You need to be more careful with your decisions when buying a car with bad credit. One reason is unscrupulous entities are lurking around the market to take advantage of credit-challenged consumers. To avoid getting into costly car deals just because you have dull credit, we listed down some tips that can help you during the process. Here’s how you can snag the best possible car deal this 2013.

1) Be honest about what you can afford.

If you’re a typical bad-credit holder, you will mind your expenses, find the best way to save money and be careful not to do anything that will make your credit worse. Surprisingly, a lot of car buyers with bad credit apply for an auto loan and write in their application a luxury model as the vehicle they wish to be financed. To remind you, AAA’s 2013 Your Driving Costs study shows that the average cost of owning a vehicle in the U.S. rose to more than $9,000 per year.

Be realistic with your car choice when buying a car with bad credit. Some suggest picking a used car instead of new. But the choice should still depend on how much you can afford to pay every month. And this amount is the remainder of your monthly net income after all your personal expenses. When setting the budget, remember to factor in the actual costs of ownership like maintenance and repair, insurance premiums, fuel, accessories and parking fees along with the purchase price and loan payments.

2) Monitor auto loan rates.

If you are serious about getting the lowest possible rate, you should monitor the current auto loan rates. Let us remind you that the interest rates offered to credit-challenged buyers are higher than what are offered to prime borrowers. But you don’t have to take on a high and burdensome interest rate when you can find the lowest possible rate. is an excellent source of information for current auto loan rates. They post weekly updates of national average rates for new auto loans and used auto loans. It is also wise to shop around, getting several quotes from different lenders in your area and comparing them with each other to find the best rate.

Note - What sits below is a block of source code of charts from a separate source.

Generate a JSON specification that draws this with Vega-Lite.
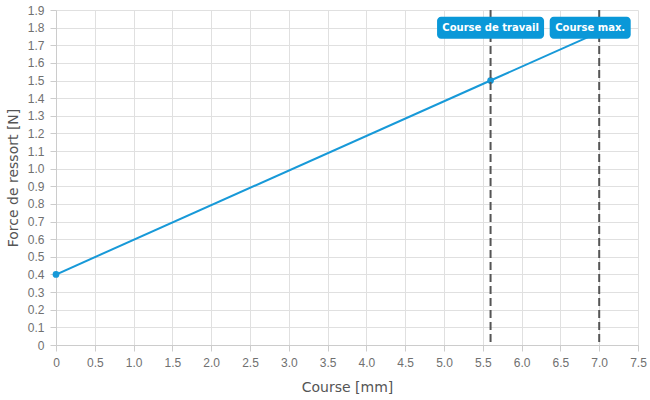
{
  "$schema": "https://vega.github.io/schema/vega-lite/v6.json",
  "width": 582,
  "height": 335,
  "autosize": "none",
  "padding": {"left": 56, "top": 10, "right": 12, "bottom": 55},
  "config": {
    "view": {"stroke": null},
    "axis": {
      "gridColor": "#e0e0e0",
      "gridWidth": 1,
      "domainColor": "#cccccc",
      "tickColor": "#cccccc",
      "tickSize": 6,
      "labelFont": "Liberation Sans",
      "labelFontSize": 12,
      "labelColor": "#707070",
      "labelFlush": false,
      "titleFont": "DejaVu Sans",
      "titleFontSize": 14,
      "titleFontWeight": "normal",
      "titleColor": "#555555"
    }
  },
  "datasets": {
    "curve": [
      {"course": 0, "force": 0.4},
      {"course": 5.6, "force": 1.5},
      {"course": 7.0, "force": 1.775}
    ],
    "points": [
      {"course": 0, "force": 0.4},
      {"course": 5.6, "force": 1.5}
    ],
    "markers": [
      {"label": "Course de travail", "course": 5.6, "top": 1.8},
      {"label": "Course max.", "course": 7.0, "top": 1.8}
    ]
  },
  "encoding": {
    "x": {
      "field": "course",
      "type": "quantitative",
      "scale": {"domain": [0, 7.5], "nice": false},
      "axis": {
        "title": "Course [mm]",
        "values": [0, 0.5, 1, 1.5, 2, 2.5, 3, 3.5, 4, 4.5, 5, 5.5, 6, 6.5, 7, 7.5],
        "labelExpr": "datum.value == 0 ? '0' : format(datum.value, '.1f')",
        "labelPadding": 6,
        "titlePadding": 12
      }
    },
    "y": {
      "field": "force",
      "type": "quantitative",
      "scale": {"domain": [0, 1.9], "nice": false},
      "axis": {
        "title": "Force de ressort [N]",
        "values": [0, 0.1, 0.2, 0.3, 0.4, 0.5, 0.6, 0.7, 0.8, 0.9, 1, 1.1, 1.2, 1.3, 1.4, 1.5, 1.6, 1.7, 1.8, 1.9],
        "labelExpr": "datum.value == 0 ? '0' : format(datum.value, '.1f')",
        "labelPadding": 6,
        "titlePadding": 7
      }
    }
  },
  "layer": [
    {
      "data": {"name": "curve"},
      "mark": {"type": "line", "color": "#1799d8", "strokeWidth": 2, "clip": true}
    },
    {
      "data": {"name": "points"},
      "mark": {"type": "point", "filled": true, "color": "#1799d8", "size": 45, "opacity": 1}
    },
    {
      "data": {"name": "markers"},
      "mark": {"type": "rule", "color": "#555555", "strokeWidth": 2, "strokeDash": [8, 4]},
      "encoding": {"y": null}
    },
    {
      "data": {"name": "markers"},
      "transform": [{"filter": "datum.label == 'Course de travail'"}],
      "mark": {"type": "rect", "color": "#0a98d8", "width": 107, "height": 22, "cornerRadius": 4},
      "encoding": {"y": {"field": "top", "type": "quantitative"}}
    },
    {
      "data": {"name": "markers"},
      "transform": [{"filter": "datum.label == 'Course max.'"}],
      "mark": {"type": "rect", "color": "#0a98d8", "width": 81, "height": 22, "cornerRadius": 4, "xOffset": -9},
      "encoding": {"y": {"field": "top", "type": "quantitative"}}
    },
    {
      "data": {"name": "markers"},
      "transform": [{"filter": "datum.label == 'Course de travail'"}],
      "mark": {"type": "text", "color": "white", "font": "DejaVu Sans", "fontWeight": "bold", "fontSize": 10, "baseline": "middle", "align": "center"},
      "encoding": {"y": {"field": "top", "type": "quantitative"}, "text": {"field": "label"}}
    },
    {
      "data": {"name": "markers"},
      "transform": [{"filter": "datum.label == 'Course max.'"}],
      "mark": {"type": "text", "color": "white", "font": "DejaVu Sans", "fontWeight": "bold", "fontSize": 10, "baseline": "middle", "align": "center", "dx": -9},
      "encoding": {"y": {"field": "top", "type": "quantitative"}, "text": {"field": "label"}}
    }
  ]
}
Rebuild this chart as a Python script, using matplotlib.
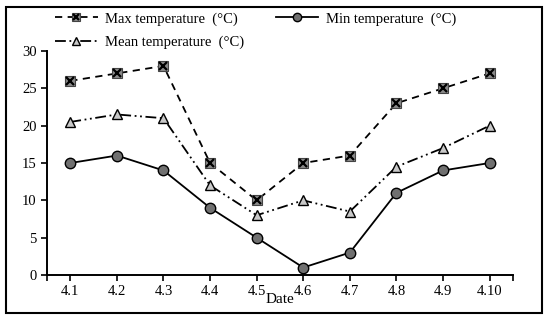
import numpy as np
import matplotlib.pyplot as plt
from matplotlib.patches import Rectangle

plt.rcParams['font.family'] = ['Liberation Serif', 'DejaVu Serif']

dates = ['4.1', '4.2', '4.3', '4.4', '4.5', '4.6', '4.7', '4.8', '4.9', '4.10']
t_max = [26, 27, 28, 15, 10, 15, 16, 23, 25, 27]
t_mean = [20.5, 21.5, 21, 12, 8, 10, 8.5, 14.5, 17, 20]
t_min = [15, 16, 14, 9, 5, 1, 3, 11, 14, 15]

x = np.arange(len(dates))

fig = plt.figure(figsize=(5.5, 3.2), dpi=100)
ax = fig.add_axes([0.0855, 0.1406, 0.847, 0.70])

# max: dashed, grey square with black x
l_max, = ax.plot(x, t_max, color='black', lw=1.3, ls=(0, (4, 3)),
                 marker='s', ms=7, mfc='#8a8a8a', mec='#444444', mew=0.8)
x_max, = ax.plot(x, t_max, ls='none', marker='x', ms=6, mec='black', mew=1.6)
# mean: dash-dot-dot, light triangle
l_mean, = ax.plot(x, t_mean, color='black', lw=1.3, ls=(0, (6, 2, 1, 2, 1, 2)),
                  marker='^', ms=7, mfc='#c8c8c8', mec='black', mew=1.0)
# min: solid, grey circle
l_min, = ax.plot(x, t_min, color='black', lw=1.3, ls='-',
                 marker='o', ms=7.5, mfc='#707070', mec='black', mew=1.0)

ax.set_xlim(-0.5, 9.5)
ax.set_ylim(0, 30)
ax.set_yticks(range(0, 31, 5))
ax.set_xticks(x)
ax.set_xticklabels(dates)
ax.set_xticks([-0.5, 9.5], minor=True)
ax.tick_params(which='both', direction='out', length=4, width=1.2, labelsize=10.5, colors='black')
ax.tick_params(axis='x', which='minor', length=4)
for s in ['top', 'right']:
    ax.spines[s].set_visible(False)
for s in ['left', 'bottom']:
    ax.spines[s].set_linewidth(1.4)
ax.set_xlabel('Date', fontsize=11, labelpad=-4)

leg = fig.legend([(l_max, x_max), l_mean, l_min],
                 ['Max temperature  (°C)', 'Mean temperature  (°C)', 'Min temperature  (°C)'],
                 loc='upper left', bbox_to_anchor=(0.09, 0.98), ncol=2, frameon=False,
                 fontsize=10.5, handlelength=2.9, columnspacing=2.2, handletextpad=0.5,
                 labelspacing=0.7, borderaxespad=0, markerscale=0.8)

fig.patches.append(Rectangle((0.011, 0.022), 0.975, 0.957, transform=fig.transFigure,
                             fill=False, ec='black', lw=1.5))

fig.savefig('out.png', dpi=100)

3) Step into a dealership only after arranging financing.

Getting dealership financing may be convenient but dealers mark up auto loan rates. And they are more likely to mark them up when they work with people with bad credit. In March 2013, the Consumer Financial Protection Bureau (CFPB) placed indirect auto lenders, particularly dealerships, under scrutiny for their discriminatory rates.

To avoid getting a higher interest rate at a dealership, get approved for an auto loan beforehand. Auto loans for people with bad credit are also available in several banks, credit unions and other financing institutions. Moreover, you won’t have to discuss financing with the dealer anymore, which could otherwise make things more complicated during the negotiation, if you had arranged financing already.

4) Don’t mind the legalese.

Regardless of the kind of credit you have, you should never sign on the dotted line without reading what the papers say. Although the sales rep would assure you that the contract says this and that, you should still read the terms yourself. A lot of car buyers complain after realizing that they signed up for something with terms they don’t really agree with.

Further, bad credit car buyers are more prone to being ripped off. If the dealership promised you low monthly payments, for instance, make sure it is clearly written in the contract.